Heathcliff loses. Cathy loses. Isabella loses. Edgar loses. Everybody loses.
That being said, I have NEVER regretted watching a film before reading the novel as much as with Wuthering Heights! To my credit, I was at least astute enough to go with the 1939 film version.
As I've been crying myself a river of 'poor me' lately, I tricked myself into thinking I'm not able to hold down lengthy readings or whatever because I'm so lazer-focused on a goal to attain when, in fact, all along I should have been focusing on something else to absorb my mind and take me away from fretting.
Wuthering Heights put me back in the game. What a roller-coaster of emotions. After approaching the first 45 minutes with trepidation, I continued on after a long break. What a treat! I absolutely love it when I prove myself wrong about such matters. Heathcliff seemed so... sullen and subdued; sometimes a lapdog to Cathy's whims and at the same time he is willingly becoming a glutton for Hindley's punishments. Both Cathy and Heathcliff were insufferable, but then something changed.
Heathcliff found his way back to Wuthering Heights, after a long stay in America, as a 'gentleman'. Oh, the irony of experiencing the 'American Dream'. Yet, his heart returned filled with revenge and darkness. The next hour filled me with so many emotions: mostly rage and frustration at how both protagonists continued to make themselves, and others, suffer due to their inability to deal with their past complexities and so put on a front to continue on, seemingly unaffected.
This 'doomed lovers' trope isn't unusual (Romeo and Juliet, Inês de Castro and King Pedro I, Tristan and Isolt...), but it isn't usually my cup of tea. Watching to the end, I was captivated; I was invested in all the characters' lives and, at the same time, forgot about my shit going on.
The death scene where Cathy asks Edgar to bring her a bunch of heather from the moors (why?) and then Heathcliff shows up at her deathbed... well, this part was a wee-bit cheesy. It honestly pissed me off; Isabelle got fucked over. Why did she marry Heathcliff knowing that his heart was still attached to Cathy? Why does Edgar go on as if his wife is happy and satisfied? Ugh. This movie was torturous for me, and I loved it.
However, watching it made me realize that the novel would have filled me with so many more raw emotions and visualizations.

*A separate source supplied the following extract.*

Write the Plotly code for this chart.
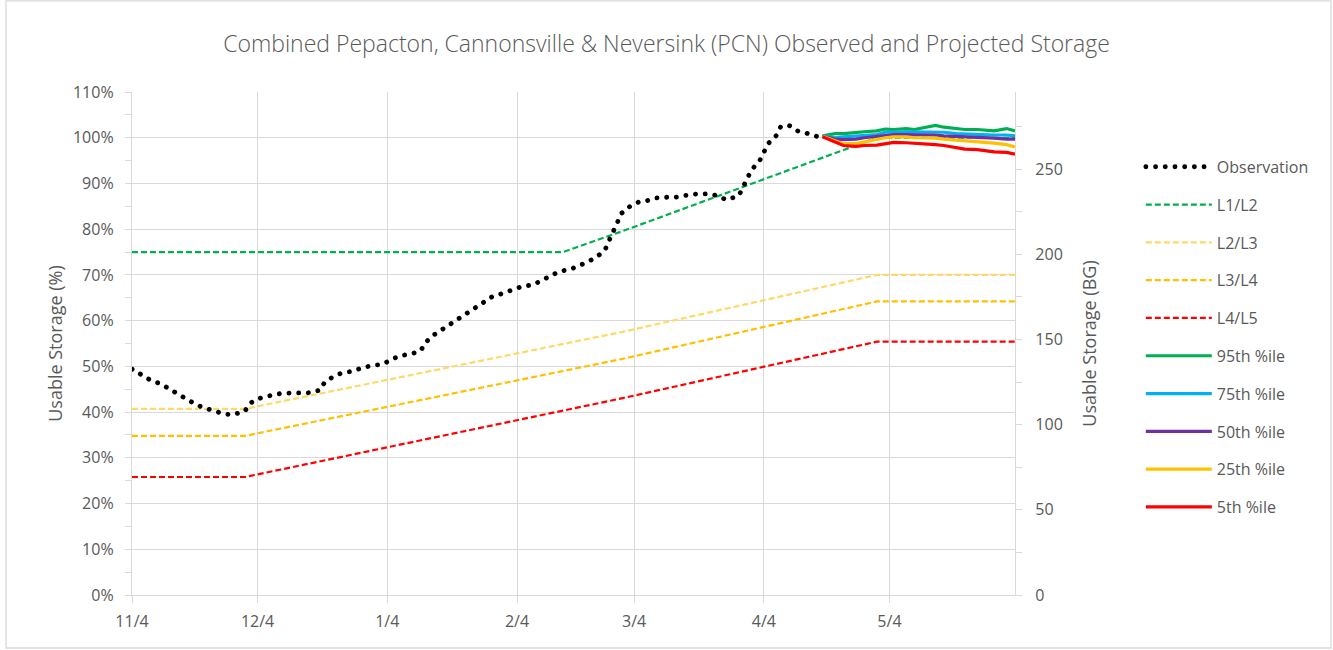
import pandas as pd
import plotly.graph_objects as go

START = pd.Timestamp("2024-11-04")
END_DAY = 211

# ---------------- data (percent of usable capacity) ----------------
obs_day = [0, 2, 4, 7, 9, 11, 13, 15, 17, 20, 22, 24, 27, 28, 30, 33, 35, 38, 40, 42,
           45, 46, 48, 50, 53, 55, 57, 60, 62, 64, 67, 69, 70, 72, 74, 76, 78, 80, 82, 84,
           86, 89, 91, 93, 96, 98, 100, 102, 105, 107, 109, 111, 113, 114, 115, 116, 117,
           119, 121, 123, 125, 128, 130, 133, 135, 138, 140, 142, 145, 146, 147, 148, 150,
           151, 152, 154, 155, 157, 159, 162, 164, 165]
obs_pct = [49.4, 48.3, 47.2, 46.1, 45.0, 43.8, 42.7, 41.8, 41.0, 40.2, 39.6, 39.4, 40.2, 41.8,
           42.9, 43.6, 44.0, 44.2, 44.2, 44.2, 44.8, 46.5, 47.7, 48.5, 49.0, 49.7, 50.1, 50.5,
           51.5, 52.3, 52.8, 53.4, 55.1, 56.8, 58.0, 59.2, 60.5, 61.7, 63.0, 64.1, 65.2, 66.1,
           66.8, 67.4, 67.9, 68.9, 69.8, 70.7, 71.3, 72.0, 72.9, 73.9, 75.4, 77.5, 79.6, 81.6,
           83.5, 85.0, 85.9, 86.2, 86.8, 87.0, 87.0, 87.5, 87.7, 87.7, 87.3, 86.4, 87.3, 89.2,
           91.1, 92.9, 95.0, 96.7, 98.7, 100.5, 102.4, 102.7, 101.5, 100.8, 100.2, 100.3]

rule_dates = ["2024-11-04", "2024-12-01", "2025-02-15", "2025-03-01", "2025-04-01",
              "2025-05-01", "2025-06-03"]
l1_l2 = [75.0, 75.0, 75.0, 79.5, 90.0, 100.0, 100.0]
l2_l3 = [40.7, 40.7, None, 57.5, None, 70.0, 70.0]
l3_l4 = [34.8, 34.8, None, 51.6, None, 64.2, 64.2]
l4_l5 = [25.8, 25.8, None, 43.0, None, 55.4, 55.4]

proj_day = [165, 168, 170, 173, 175, 178, 180, 182, 185, 187, 190, 192, 194, 197, 199,
            202, 204, 206, 209, 211]
p95 = [100.4, 100.9, 100.9, 101.2, 101.3, 101.5, 101.9, 101.8, 102.0, 101.8, 102.3, 102.7,
       102.3, 101.9, 101.8, 101.8, 101.6, 101.5, 102.0, 101.5]
p75 = [100.4, 100.0, 100.2, 100.4, 100.6, 100.7, 101.2, 101.3, 101.3, 101.3, 101.3, 101.3,
       101.2, 100.9, 100.8, 100.7, 100.6, 100.6, 100.6, 100.4]
p50 = [100.3, 99.7, 99.6, 99.7, 100.0, 100.3, 100.6, 100.7, 100.7, 100.7, 100.6, 100.6,
       100.4, 100.3, 100.2, 100.0, 100.0, 99.9, 99.7, 99.7]
p25 = [100.3, 99.3, 98.7, 98.7, 99.1, 99.6, 100.0, 100.2, 100.2, 100.0, 100.0, 99.9, 99.7,
       99.5, 99.3, 99.1, 98.9, 98.8, 98.5, 98.0]
p05 = [100.2, 99.0, 98.3, 98.1, 98.3, 98.4, 98.7, 99.0, 98.9, 98.8, 98.7, 98.5, 98.3, 97.8,
       97.5, 97.4, 97.2, 96.9, 96.8, 96.4]

tick_dates = ["2024-11-04", "2024-12-04", "2025-01-04", "2025-02-04", "2025-03-04",
              "2025-04-04", "2025-05-04"]
tick_text = ["11/4", "12/4", "1/4", "2/4", "3/4", "4/4", "5/4"]
bg_max = 295.2  # right axis max (BG) matching 110 %

# ---------------- helpers ----------------
def to_dates(days):
    return [START + pd.Timedelta(days=d) for d in days]

def keep(dates, vals):
    pairs = [(d, v) for d, v in zip(dates, vals) if v is not None]
    return [p[0] for p in pairs], [p[1] for p in pairs]

TXT = "#595959"
GRID = "#D9D9D9"
FONT = "Open Sans"

fig = go.Figure()

rules = [("L1/L2", l1_l2, "#00B050", 2),
         ("L2/L3", l2_l3, "#FFD966", 3),
         ("L3/L4", l3_l4, "#FFC000", 4),
         ("L4/L5", l4_l5, "#FF0000", 5)]
for name, vals, col, rank in rules:
    xd, yv = keep(rule_dates, vals)
    fig.add_trace(go.Scatter(x=xd, y=yv, mode="lines", name=name, legendrank=rank,
                             legendgroup=name,
                             line=dict(color=col, width=2.2, dash="6px,3px")))

projs = [("95th %ile", p95, "#00B050", 6),
         ("75th %ile", p75, "#00B0F0", 7),
         ("50th %ile", p50, "#7030A0", 8),
         ("25th %ile", p25, "#FFC000", 9),
         ("5th %ile", p05, "#FF0000", 10)]
pdates = to_dates(proj_day)
for name, vals, col, rank in projs:
    fig.add_trace(go.Scatter(x=pdates, y=vals, mode="lines", name=name, legendrank=rank,
                             legendgroup=name,
                             line=dict(color=col, width=3.2)))

fig.add_trace(go.Scatter(x=to_dates(obs_day), y=obs_pct, mode="lines", name="Observation",
                         legendrank=1, legendgroup="Observation",
                         line=dict(color="#000000", width=4.8, dash="4px,5.5px")))

# invisible trace to activate right axis
fig.add_trace(go.Scatter(x=[START], y=[0], yaxis="y2", mode="markers",
                         marker=dict(opacity=0), showlegend=False, hoverinfo="skip"))

fig.update_layout(
    width=1333, height=650,
    margin=dict(l=132, r=318, t=92, b=55),
    paper_bgcolor="white", plot_bgcolor="white",
    font=dict(family=FONT, color=TXT, size=16),
    title=dict(text="Combined Pepacton, Cannonsville & Neversink (PCN) Observed and Projected Storage",
               x=0.5, xref="container", y=0.932, yanchor="middle",
               font=dict(family=FONT, size=23, color=TXT, weight=300)),
    xaxis=dict(type="date", range=[START, START + pd.Timedelta(days=END_DAY)],
               tickvals=tick_dates, ticktext=tick_text, showgrid=True, gridcolor=GRID,
               gridwidth=1.3, showline=True, linecolor=GRID, linewidth=1.3,
               ticks="outside", ticklen=7, tickcolor=GRID, zeroline=False,
               ticklabelstandoff=5,
               tickfont=dict(size=16, color=TXT)),
    yaxis=dict(range=[0, 110], dtick=10, ticksuffix="%", showgrid=True, gridcolor=GRID,
               gridwidth=1.3, showline=True, linecolor=GRID, linewidth=1.3,
               ticks="outside", ticklen=6, tickcolor=GRID, zeroline=False,
               ticklabelstandoff=8,
               minor=dict(dtick=5, ticks="outside", ticklen=6, tickcolor=GRID, showgrid=False),
               tickfont=dict(size=16, color=TXT),
               title=dict(text="Usable Storage (%)", font=dict(size=18, color=TXT), standoff=5)),
    yaxis2=dict(range=[0, bg_max], dtick=50, overlaying="y", side="right", showgrid=False,
                showline=True, linecolor=GRID, linewidth=1.3, ticks="outside", ticklen=6,
                tickcolor=GRID, zeroline=False, ticklabelstandoff=10,
                minor=dict(dtick=25, ticks="outside", ticklen=6, tickcolor=GRID),
                tickfont=dict(size=16, color=TXT),
                title=dict(text="Usable Storage (BG)", font=dict(size=18, color=TXT), standoff=21)),
    legend=dict(x=1.1425, xanchor="left", y=0.885, yanchor="top", traceorder="grouped",
                tracegroupgap=14, itemwidth=66, font=dict(size=16, color=TXT),
                bgcolor="rgba(0,0,0,0)"),
    showlegend=True,
    shapes=[dict(type="rect", xref="paper", yref="paper", x0=-0.1427, x1=1.3579,
                 y0=-0.1054, y1=1.181, line=dict(color=GRID, width=1.3), layer="below")],
)

post = """
document.body.style.margin = '0';
var gd = document.getElementById('{plot_id}');
function roundDots(){
  gd.querySelectorAll('path.js-line').forEach(function(p){
    var s = (p.style.stroke || p.getAttribute('stroke') || '').replace(/\\s/g,'');
    if (s === 'rgb(0,0,0)' || s === '#000000') {
      p.style.strokeLinecap = 'round';
      p.style.strokeDasharray = '0.1px,9.6px';
    }
  });
}
roundDots();
gd.on('plotly_afterplot', roundDots);
"""

fig.write_html("out.html", post_script=post, config={"displayModeBar": False})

With the movie now stuck in my head, I will find it more difficult to free myself from these pre-set ideas of what characters 'should be.' I will work hard to get past Laurence Olivier's Heathcliff, for sure.
The day continues on over here in the mid-Atlas Mountains, and I've moved on to Fellini's "La Strada." Imagine my surprise to see that Zampanó is also Zorba the Greek (Anthony Quinn). Yes, I'm on a short break from this movie as well.
Although it is and has been a stunning day, it was the right choice to stay home, make food, shutter the curtains and watch movies here in my Gothic cathedral while the musky scent of heather from the moors wafts in with the late afternoon breeze.